Longtemps érigée en modèle d’excellence éditoriale et d’influence mondiale, la presse britannique affronte aujourd’hui un double défi : rester rentable tout en amorçant une transition numérique crédible. Des journaux comme The Guardian, The Times ou The Daily Telegraph ont vu leurs ventes papier décliner drastiquement, poussés dans leurs retranchements par un lectorat toujours plus connecté et volatil. Le temps du journal du matin au format broadsheet semble désormais révolu, supplanté par le scrolling compulsif des applications mobiles et des flux sociaux.

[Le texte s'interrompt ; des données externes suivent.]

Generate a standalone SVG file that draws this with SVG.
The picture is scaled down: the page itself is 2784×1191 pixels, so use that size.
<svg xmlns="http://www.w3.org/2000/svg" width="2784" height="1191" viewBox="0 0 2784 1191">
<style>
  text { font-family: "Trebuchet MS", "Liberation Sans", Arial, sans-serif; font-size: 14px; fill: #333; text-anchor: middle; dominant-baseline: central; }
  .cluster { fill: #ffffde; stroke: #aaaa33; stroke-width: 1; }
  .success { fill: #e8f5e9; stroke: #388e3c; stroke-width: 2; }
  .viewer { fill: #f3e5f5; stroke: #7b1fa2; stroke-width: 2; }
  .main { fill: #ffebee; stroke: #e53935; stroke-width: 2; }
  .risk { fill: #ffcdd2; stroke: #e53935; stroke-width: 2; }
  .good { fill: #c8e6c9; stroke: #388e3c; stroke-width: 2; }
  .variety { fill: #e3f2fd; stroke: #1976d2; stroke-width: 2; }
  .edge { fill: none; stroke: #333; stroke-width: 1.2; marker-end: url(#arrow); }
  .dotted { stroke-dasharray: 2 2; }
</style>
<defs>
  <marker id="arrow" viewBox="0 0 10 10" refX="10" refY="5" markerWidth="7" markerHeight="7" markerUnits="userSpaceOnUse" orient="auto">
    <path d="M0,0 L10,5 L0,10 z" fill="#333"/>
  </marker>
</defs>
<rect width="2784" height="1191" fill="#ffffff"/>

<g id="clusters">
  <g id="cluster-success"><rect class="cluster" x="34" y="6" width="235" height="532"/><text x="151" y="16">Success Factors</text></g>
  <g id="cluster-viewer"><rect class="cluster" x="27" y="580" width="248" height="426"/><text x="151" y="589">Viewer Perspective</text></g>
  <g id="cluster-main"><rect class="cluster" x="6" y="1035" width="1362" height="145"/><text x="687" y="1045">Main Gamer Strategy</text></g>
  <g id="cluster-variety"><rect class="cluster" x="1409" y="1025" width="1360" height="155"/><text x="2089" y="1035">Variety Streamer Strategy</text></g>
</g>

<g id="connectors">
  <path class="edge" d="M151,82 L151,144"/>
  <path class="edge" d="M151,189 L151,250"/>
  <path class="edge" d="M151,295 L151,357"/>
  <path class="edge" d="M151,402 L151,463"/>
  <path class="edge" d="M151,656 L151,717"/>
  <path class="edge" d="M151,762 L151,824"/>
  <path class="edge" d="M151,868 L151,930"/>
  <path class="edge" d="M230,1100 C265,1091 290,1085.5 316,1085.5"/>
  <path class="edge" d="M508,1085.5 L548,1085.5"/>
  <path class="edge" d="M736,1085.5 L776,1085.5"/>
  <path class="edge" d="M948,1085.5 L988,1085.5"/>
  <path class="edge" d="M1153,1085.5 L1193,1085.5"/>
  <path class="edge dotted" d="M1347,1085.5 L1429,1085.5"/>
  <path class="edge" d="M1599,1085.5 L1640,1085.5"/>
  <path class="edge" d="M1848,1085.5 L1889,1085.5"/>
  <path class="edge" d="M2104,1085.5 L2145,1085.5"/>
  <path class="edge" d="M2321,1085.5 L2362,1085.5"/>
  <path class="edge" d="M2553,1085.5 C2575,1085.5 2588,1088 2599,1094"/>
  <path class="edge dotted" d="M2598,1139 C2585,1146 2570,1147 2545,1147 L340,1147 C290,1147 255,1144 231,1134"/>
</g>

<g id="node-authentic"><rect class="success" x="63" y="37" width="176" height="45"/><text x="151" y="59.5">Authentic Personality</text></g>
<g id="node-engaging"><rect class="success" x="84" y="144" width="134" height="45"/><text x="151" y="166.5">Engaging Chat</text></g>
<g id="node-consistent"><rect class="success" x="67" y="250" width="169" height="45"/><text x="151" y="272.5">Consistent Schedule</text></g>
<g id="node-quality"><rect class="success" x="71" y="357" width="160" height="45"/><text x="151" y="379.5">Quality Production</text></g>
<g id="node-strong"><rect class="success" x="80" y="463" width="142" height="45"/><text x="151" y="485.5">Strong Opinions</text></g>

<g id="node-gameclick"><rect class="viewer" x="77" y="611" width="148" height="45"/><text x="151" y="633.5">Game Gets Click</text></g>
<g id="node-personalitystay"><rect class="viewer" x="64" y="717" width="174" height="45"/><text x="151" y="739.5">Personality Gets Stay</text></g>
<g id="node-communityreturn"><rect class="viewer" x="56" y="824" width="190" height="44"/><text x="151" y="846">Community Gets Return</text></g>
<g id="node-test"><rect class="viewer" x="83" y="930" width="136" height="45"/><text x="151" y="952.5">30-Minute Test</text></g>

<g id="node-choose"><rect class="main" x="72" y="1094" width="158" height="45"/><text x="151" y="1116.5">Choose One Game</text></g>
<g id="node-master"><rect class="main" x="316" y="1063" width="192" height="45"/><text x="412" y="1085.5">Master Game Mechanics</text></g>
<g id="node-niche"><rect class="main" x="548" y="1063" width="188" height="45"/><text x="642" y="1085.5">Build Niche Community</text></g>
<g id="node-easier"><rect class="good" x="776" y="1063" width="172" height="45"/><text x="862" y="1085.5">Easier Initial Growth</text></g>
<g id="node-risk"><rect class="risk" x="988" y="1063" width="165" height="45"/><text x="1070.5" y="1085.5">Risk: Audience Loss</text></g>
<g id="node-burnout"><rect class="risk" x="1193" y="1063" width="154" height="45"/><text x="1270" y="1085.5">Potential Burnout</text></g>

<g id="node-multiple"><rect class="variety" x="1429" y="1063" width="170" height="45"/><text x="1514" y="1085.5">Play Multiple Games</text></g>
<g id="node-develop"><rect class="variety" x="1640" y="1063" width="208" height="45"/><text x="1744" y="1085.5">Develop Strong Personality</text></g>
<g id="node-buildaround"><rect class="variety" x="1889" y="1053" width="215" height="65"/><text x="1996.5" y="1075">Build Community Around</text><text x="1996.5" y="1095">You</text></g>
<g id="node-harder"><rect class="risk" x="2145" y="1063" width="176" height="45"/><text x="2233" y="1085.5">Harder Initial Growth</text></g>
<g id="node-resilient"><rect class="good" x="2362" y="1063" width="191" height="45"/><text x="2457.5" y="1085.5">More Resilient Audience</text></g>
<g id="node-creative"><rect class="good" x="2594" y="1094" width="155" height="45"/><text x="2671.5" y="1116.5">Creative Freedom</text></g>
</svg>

Face à cette mutation, les groupes de presse ont multiplié les stratégies d’adaptation : diversification des revenus (abonnements numériques, conférences, contenus sponsorisés), restructurations éditoriales et investissements technologiques massifs. The Financial Times, pionnier de la monétisation du contenu en ligne, tire désormais la majorité de ses revenus de ses abonnements numériques. Même The Sun, longtemps gratuit en ligne, a tenté un modèle payant avant d’y renoncer, préférant capitaliser sur la publicité et les formats courts très viraux.
Mais cette mue numérique ne va pas sans tensions. La précarisation des métiers du journalisme, la réduction des effectifs dans les rédactions locales, et la dépendance croissante aux plateformes américaines (Google, Meta) inquiètent les défenseurs d’un journalisme indépendant. Certains titres historiques ont même disparu ou basculé intégralement en ligne, comme The Independent, qui a cessé son édition papier dès 2016, devenant un pure player à l’équilibre fragile.

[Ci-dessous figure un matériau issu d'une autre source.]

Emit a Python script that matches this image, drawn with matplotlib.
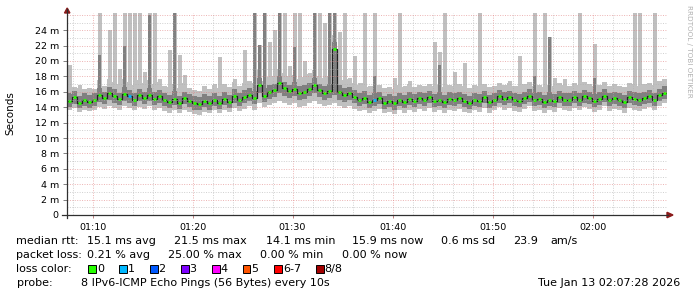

Le paysage médiatique britannique reste cependant l’un des plus dynamiques d’Europe. De nouveaux acteurs comme Tortoise Media misent sur le slow journalism, tandis que GB News ou The New European témoignent d’une polarisation accrue du débat public. Cette diversité, si elle alimente le pluralisme, reflète aussi une fragmentation de l’opinion, accentuée par les bulles algorithmiques et la crise de confiance envers les médias traditionnels.
En 2025, la presse anglaise continue donc d’exister, mais sur un fil. Elle n’est plus ce quatrième pouvoir inamovible, mais un écosystème mouvant, agile, parfois vulnérable, toujours essentiel. Entre résilience et réinvention, elle reste un laboratoire d’expériences pour un journalisme qui cherche un nouveau souffle dans un monde en mutation permanente.